A single decompress of a large amount (16K+) of compressed data that has been sync-flushed fails to produce all the data up to the sync-flush. The data remains inside the decompressor untill further compressed data or a final flush is issued. Note that the 'unused_data' attribute does not show that there is further data in the decompressor to process (it shows ''). 

A workaround is to decompress the data in smaller chunks. Note that compressing data in smaller chunks is not required, as the problem is in the decompressor, not the compressor.

The following code demonstrates the problem, and raises an exception when the compressed data reaches 17K;

from zlib import *
from random import *

# create compressor and decompressor
c=compressobj(9)
d=decompressobj()

# try data sizes of 1-63K
for l in range(1,64):
    # generate random data stream
    a=''
    for i in range(l*1024):
        a=a+chr(randint(0,255))
    # compress, sync-flush, and decompress
    t=d.decompress(c.compress(a)+c.flush(Z_SYNC_FLUSH))
    # if decompressed data is different to input data, barf,
    if len(t) != len(a):
        print len(a),len(t),len(d.unused_data)
        raise error
msg2594 - (view) Author: Donovan Baarda (abo) * Date: 2000-12-08 07:28
Argh... SF killed all my indents... sorry about that. You should be able to figure it out, but if not email me and I can send a copy.
msg2595 - (view) Author: Guido van Rossum (gvanrossum) * (Python committer) Date: 2000-12-08 15:44
I *think* this may have been fixed in Python 2.0.

I'm assigning this to Andrew who can confirm that and close the bug report (if it is fixed).
msg2596 - (view) Author: A.M. Kuchling (akuchling) * (Python committer) Date: 2000-12-08 17:26
Python 2.0 demonstrates the problem, too.

I'm not sure what this is: a zlibmodule bug/oversight or
simply problems with zlib's API.  Looking at zlib.h, 
it implies that you'd have to call inflate() with the
flush parameter set to Z_SYNC_FLUSH to get the remaining data.  Unfortunately this doesn't seem to help -- .flush() method doesn't support an argument, but when I patch zlibmodule.c to allow one, .flush(Z_SYNC_FLUSH) always fails with a -5: buffer error, perhaps because it expects there to be some new data.

(The DEFAULTALLOC constant in zlibmodule.c is 16K, but this 
seems to be unrelated to the problem showing up with more than 16K of data, since changing DEFAULTALLOC to 32K or 1K makes no difference to the size of data at which the bug shows up.)

In short, I have no idea what's at fault, or if it can or should be fixed.  Unless you or someone else submits a patch, I'll just leave it alone, and mark this bug as closed and "Won't fix".
msg2597 - (view) Author: Donovan Baarda (abo) * Date: 2000-12-08 22:50
I'm not that sure I'm happy with it just being marked closed.

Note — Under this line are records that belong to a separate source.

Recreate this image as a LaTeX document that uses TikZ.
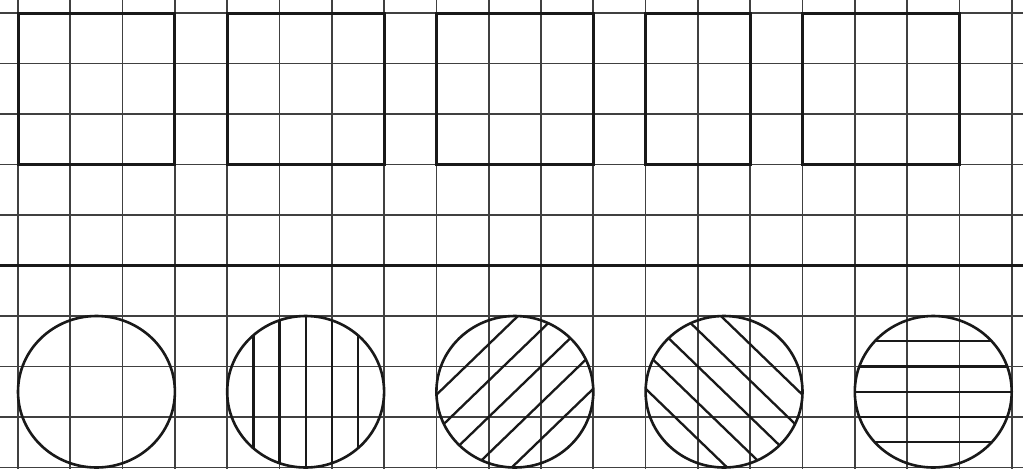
\documentclass[tikz,border=0pt]{standalone}
\begin{document}
\begin{tikzpicture}[x=52.3pt,y=-50.5pt,
  gridline/.style={line width=1.7pt, draw=black!75},
  heavy/.style={line width=3pt, draw=black!90},
  ring/.style={line width=2.6pt, draw=black!90},
  hatch/.style={line width=2.3pt, draw=black!90}]
\fill[white] (-0.3442,-0.2574) rectangle (19.2161,9.0297);
\useasboundingbox (-0.3442,-0.2574) rectangle (19.2161,9.0297);
% grid
\foreach \i in {0,...,19} \draw[gridline] (\i,-0.2574) -- (\i,9.0297);
\foreach \j in {0,...,9} \draw[gridline] (-0.3442,\j) -- (19.2161,\j);
% rectangles
\draw[heavy] (0,0) rectangle (3,3);
\draw[heavy] (4,0) rectangle (7,3);
\draw[heavy] (8,0) rectangle (11,3);
\draw[heavy] (12,0) rectangle (14,3);
\draw[heavy] (15,0) rectangle (18,3);
% dividing line
\draw[heavy] (-0.3442,5) -- (19.2161,5);
% hatching
\begin{scope}
  \clip (5.5,7.5) circle (1.5);
  \foreach \d in {-1,-0.5,0,0.5,1} \draw[hatch] ({5.5+\d},5.5) -- ({5.5+\d},9.5);
\end{scope}
\begin{scope}
  \clip (9.5,7.5) circle (1.5);
  \foreach \d in {-1.44,-0.72,0,0.72,1.44} \draw[hatch] ({9.5+\d-2},9.5) -- ({9.5+\d+2},5.5);
\end{scope}
\begin{scope}
  \clip (13.5,7.5) circle (1.5);
  \foreach \d in {-1.44,-0.72,0,0.72,1.44} \draw[hatch] ({13.5+\d-2},5.5) -- ({13.5+\d+2},9.5);
\end{scope}
\begin{scope}
  \clip (17.5,7.5) circle (1.5);
  \foreach \d in {-1,-0.5,0,0.5,1} \draw[hatch] (15.5,{7.5+\d}) -- (19.5,{7.5+\d});
\end{scope}
% circles
\foreach \cx in {1.5,5.5,9.5,13.5,17.5} \draw[ring] (\cx,7.5) circle (1.5);
\end{tikzpicture}
\end{document}
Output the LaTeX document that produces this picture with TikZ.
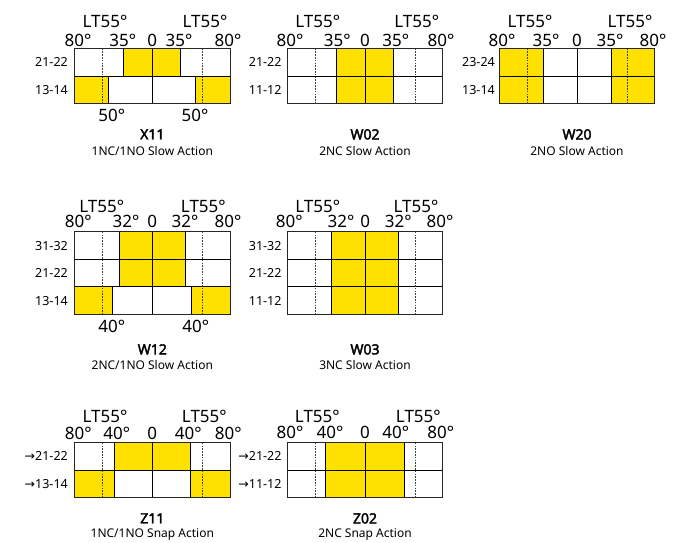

AFAIKT, the implementation definitely doesn't do what the documentation says, so to save people like me time when they hit it, I'prefer the bug at least be assigned to documentation so that the limitation is documented.

From my reading of the documentation as it stands, the fact that there is more pending data in the decompressor should be indicated by it's "unused_data" attribute. The tests seem to show that "decompress()" is only processing 16K of compressed data each call, which would suggest that "unused_data" should contain the rest. However, in all my tests that attribute has always been empty. Perhaps the bug is in there somewhere?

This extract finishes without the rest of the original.